(Rows from a dataset of charts and code)

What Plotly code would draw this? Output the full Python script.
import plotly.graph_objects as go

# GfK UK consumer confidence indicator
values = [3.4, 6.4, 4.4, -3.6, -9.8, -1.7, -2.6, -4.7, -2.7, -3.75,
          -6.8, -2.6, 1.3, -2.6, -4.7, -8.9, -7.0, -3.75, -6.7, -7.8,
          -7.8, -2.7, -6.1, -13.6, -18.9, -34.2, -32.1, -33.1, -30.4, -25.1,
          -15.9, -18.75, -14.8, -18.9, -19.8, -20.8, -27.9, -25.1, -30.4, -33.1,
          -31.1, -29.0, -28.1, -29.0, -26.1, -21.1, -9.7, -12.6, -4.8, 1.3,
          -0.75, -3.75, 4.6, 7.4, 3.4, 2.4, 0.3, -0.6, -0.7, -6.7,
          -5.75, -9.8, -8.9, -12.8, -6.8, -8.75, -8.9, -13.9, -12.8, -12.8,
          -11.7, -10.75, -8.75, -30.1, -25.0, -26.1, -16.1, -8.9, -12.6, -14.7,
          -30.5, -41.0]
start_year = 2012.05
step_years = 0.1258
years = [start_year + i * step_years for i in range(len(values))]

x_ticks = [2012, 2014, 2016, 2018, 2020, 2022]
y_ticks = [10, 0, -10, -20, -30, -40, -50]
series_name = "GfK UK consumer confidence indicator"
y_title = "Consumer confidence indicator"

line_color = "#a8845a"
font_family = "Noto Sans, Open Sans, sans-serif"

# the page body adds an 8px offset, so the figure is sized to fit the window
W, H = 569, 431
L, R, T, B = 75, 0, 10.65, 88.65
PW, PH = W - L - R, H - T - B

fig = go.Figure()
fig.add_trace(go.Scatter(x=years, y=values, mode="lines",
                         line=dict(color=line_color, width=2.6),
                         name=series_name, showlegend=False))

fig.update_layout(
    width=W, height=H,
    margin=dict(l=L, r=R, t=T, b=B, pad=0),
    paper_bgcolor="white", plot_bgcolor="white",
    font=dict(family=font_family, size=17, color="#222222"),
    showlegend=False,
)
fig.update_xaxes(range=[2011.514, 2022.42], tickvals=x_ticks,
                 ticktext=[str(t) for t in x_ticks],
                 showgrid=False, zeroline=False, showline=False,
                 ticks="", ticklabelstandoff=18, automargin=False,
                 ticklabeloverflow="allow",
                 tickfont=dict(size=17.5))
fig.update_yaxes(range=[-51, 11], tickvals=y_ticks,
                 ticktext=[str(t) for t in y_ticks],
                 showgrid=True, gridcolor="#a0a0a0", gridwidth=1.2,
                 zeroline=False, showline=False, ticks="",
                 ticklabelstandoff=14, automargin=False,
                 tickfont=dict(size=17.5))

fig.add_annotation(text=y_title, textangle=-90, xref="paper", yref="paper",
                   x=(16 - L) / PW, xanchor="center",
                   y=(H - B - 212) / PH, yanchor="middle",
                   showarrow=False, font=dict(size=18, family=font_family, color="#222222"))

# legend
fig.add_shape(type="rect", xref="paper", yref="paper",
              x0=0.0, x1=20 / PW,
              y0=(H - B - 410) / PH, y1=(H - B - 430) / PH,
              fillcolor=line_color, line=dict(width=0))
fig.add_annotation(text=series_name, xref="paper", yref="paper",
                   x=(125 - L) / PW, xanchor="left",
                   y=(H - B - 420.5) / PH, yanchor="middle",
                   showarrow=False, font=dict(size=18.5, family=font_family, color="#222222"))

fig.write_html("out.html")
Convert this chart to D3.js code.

SET PROBLEM
Output every line above without altering anything.

WRITTEN ANSWER
What Plotly code would draw this? Output the full Python script.
import plotly.graph_objects as go

# GfK UK consumer confidence indicator
values = [3.4, 6.4, 4.4, -3.6, -9.8, -1.7, -2.6, -4.7, -2.7, -3.75,
          -6.8, -2.6, 1.3, -2.6, -4.7, -8.9, -7.0, -3.75, -6.7, -7.8,
          -7.8, -2.7, -6.1, -13.6, -18.9, -34.2, -32.1, -33.1, -30.4, -25.1,
          -15.9, -18.75, -14.8, -18.9, -19.8, -20.8, -27.9, -25.1, -30.4, -33.1,
          -31.1, -29.0, -28.1, -29.0, -26.1, -21.1, -9.7, -12.6, -4.8, 1.3,
          -0.75, -3.75, 4.6, 7.4, 3.4, 2.4, 0.3, -0.6, -0.7, -6.7,
          -5.75, -9.8, -8.9, -12.8, -6.8, -8.75, -8.9, -13.9, -12.8, -12.8,
          -11.7, -10.75, -8.75, -30.1, -25.0, -26.1, -16.1, -8.9, -12.6, -14.7,
          -30.5, -41.0]
start_year = 2012.05
step_years = 0.1258
years = [start_year + i * step_years for i in range(len(values))]

x_ticks = [2012, 2014, 2016, 2018, 2020, 2022]
y_ticks = [10, 0, -10, -20, -30, -40, -50]
series_name = "GfK UK consumer confidence indicator"
y_title = "Consumer confidence indicator"

line_color = "#a8845a"
font_family = "Noto Sans, Open Sans, sans-serif"

# the page body adds an 8px offset, so the figure is sized to fit the window
W, H = 569, 431
L, R, T, B = 75, 0, 10.65, 88.65
PW, PH = W - L - R, H - T - B

fig = go.Figure()
fig.add_trace(go.Scatter(x=years, y=values, mode="lines",
                         line=dict(color=line_color, width=2.6),
                         name=series_name, showlegend=False))

fig.update_layout(
    width=W, height=H,
    margin=dict(l=L, r=R, t=T, b=B, pad=0),
    paper_bgcolor="white", plot_bgcolor="white",
    font=dict(family=font_family, size=17, color="#222222"),
    showlegend=False,
)
fig.update_xaxes(range=[2011.514, 2022.42], tickvals=x_ticks,
                 ticktext=[str(t) for t in x_ticks],
                 showgrid=False, zeroline=False, showline=False,
                 ticks="", ticklabelstandoff=18, automargin=False,
                 ticklabeloverflow="allow",
                 tickfont=dict(size=17.5))
fig.update_yaxes(range=[-51, 11], tickvals=y_ticks,
                 ticktext=[str(t) for t in y_ticks],
                 showgrid=True, gridcolor="#a0a0a0", gridwidth=1.2,
                 zeroline=False, showline=False, ticks="",
                 ticklabelstandoff=14, automargin=False,
                 tickfont=dict(size=17.5))

fig.add_annotation(text=y_title, textangle=-90, xref="paper", yref="paper",
                   x=(16 - L) / PW, xanchor="center",
                   y=(H - B - 212) / PH, yanchor="middle",
                   showarrow=False, font=dict(size=18, family=font_family, color="#222222"))

# legend
fig.add_shape(type="rect", xref="paper", yref="paper",
              x0=0.0, x1=20 / PW,
              y0=(H - B - 410) / PH, y1=(H - B - 430) / PH,
              fillcolor=line_color, line=dict(width=0))
fig.add_annotation(text=series_name, xref="paper", yref="paper",
                   x=(125 - L) / PW, xanchor="left",
                   y=(H - B - 420.5) / PH, yanchor="middle",
                   showarrow=False, font=dict(size=18.5, family=font_family, color="#222222"))

fig.write_html("out.html")
Convert this chart to D3.js code.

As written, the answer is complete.